When you do this: You look like someone who can sit at the table and make decisions with them.

​That’s exactly how employees who present like this become executives faster: they reduce friction in the decision process. 

5. How To Avoid Being Exposed As ‘Not Leadership Ready’:

Many smart professionals get labeled “not ready” without any formal feedback. Here are five behaviors that quietly kill leadership chances:

1. Starting with Background and Agenda: Signals you don’t understand executive time.

Fix: Start with outcome and recommendation, then only add context if asked.

2. Overloaded, Decorative Slides.

Fix: Present 3–5 decision slides.

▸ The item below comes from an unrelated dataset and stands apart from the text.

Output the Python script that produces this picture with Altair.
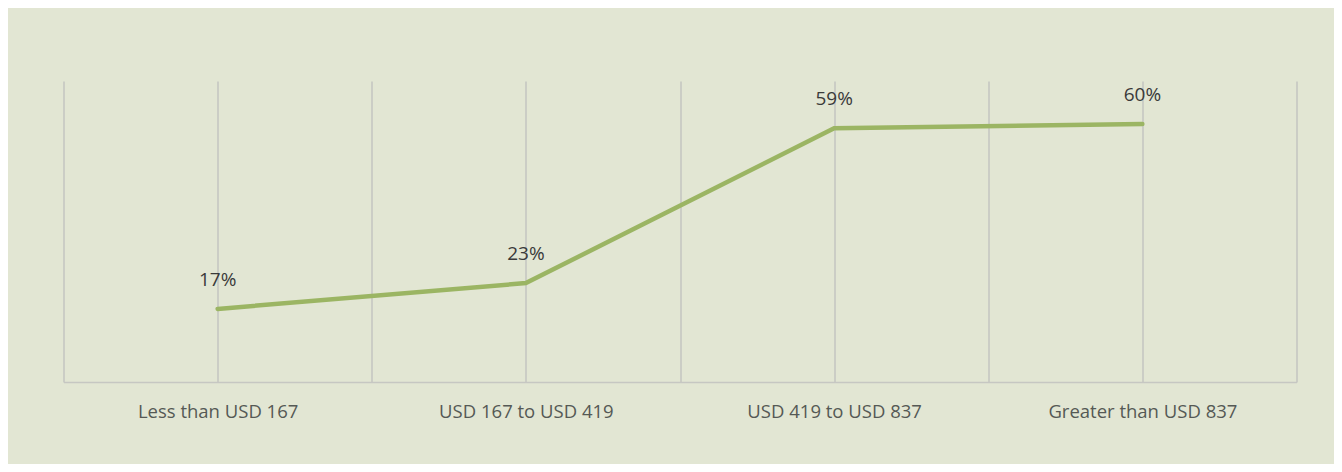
import altair as alt
import pandas as pd

categories = ["Less than USD 167", "USD 167 to USD 419", "USD 419 to USD 837", "Greater than USD 837"]
values = [17, 23, 59, 60]
labels = ["17%", "23%", "59%", "60%"]

df = pd.DataFrame({
    "cat": categories,
    "pos": [2 * i + 1 for i in range(len(categories))],
    "value": values,
    "label": labels,
})

label_expr = ("datum.value == 1 ? '" + categories[0] + "' : datum.value == 3 ? '" + categories[1] +
              "' : datum.value == 5 ? '" + categories[2] + "' : datum.value == 7 ? '" + categories[3] + "' : ''")

x = alt.X("pos:Q", scale=alt.Scale(domain=[0, 8], nice=False, zero=False),
          axis=alt.Axis(title=None, values=list(range(0, 9)), labelExpr=label_expr,
                        grid=True, gridColor="#c6c7c2", gridWidth=1.6,
                        domain=True, domainColor="#c6c7c2", domainWidth=1.6,
                        ticks=False, tickSize=0, labelPadding=35, labelBaseline="alphabetic",
                        labelFont="Open Sans", labelFontSize=18.5, labelColor="#555955",
                        labelLimit=400, labelFlush=False, labelOverlap=False))
y = alt.Y("value:Q", scale=alt.Scale(domain=[0, 70], nice=False), axis=None)

line = alt.Chart(df).mark_line(color="#9bb563", strokeWidth=4.5, strokeCap="round").encode(x=x, y=y)
text = alt.Chart(df).mark_text(font="Open Sans", fontSize=19, color="#3a3a3a", dy=-23,
                               baseline="alphabetic", align="center").encode(
    x=alt.X("pos:Q"), y=alt.Y("value:Q"), text="label:N")

chart = (line + text).properties(
    width=1233, height=301,
    autosize=alt.AutoSizeParams(type="none"),
    padding={"left": 55.5, "top": 73, "right": 37.5, "bottom": 82},
    background="#e2e6d3",
).configure_view(stroke=None)

chart.save("out.html", embed_options={"renderer": "svg", "actions": False})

Keep details as backup.

3. No Clear Recommendation: Tells executives you want them to think for you.

Fix: Always have a preferred option.

4. Talking to Slides, Not People: Weakens your presence.

Fix: Use slides as backup; talk to leaders as if you’re guiding a conversation.

5. Sharing Data Without Insight: Makes you look like a reporter, not a leader.

Fix: Tie every data point to risk, opportunity, or decision.

Avoid these, and your leadership signal strengthens immediately.

How Presentations Help you Gain Sponsorship:

Sponsorship happens when a senior leader thinks: “I can trust this person in high-stakes rooms.” Sponsorship is not networking. It’s earned trust.

Senior leaders sponsor people who: Make their lives easier, Anticipate issues before they explode, Speak honestly even when it’s uncomfortable, Protect the organization, not their ego.

The fastest way to gain sponsorship:Present with judgment, not dependency.

When leaders see your decision-making muscle, they start pulling you into bigger rooms.

Every presentation is an audition not just for promotion, but for sponsorship.

Conclusion:

Executives are not promoted because they work hard. They’re promoted because they think clearly under pressure and communicate decisively. If you want to rise faster: Lead with insight, Own outcomes.That’s how employees stop being ignored and start being seen as future executives.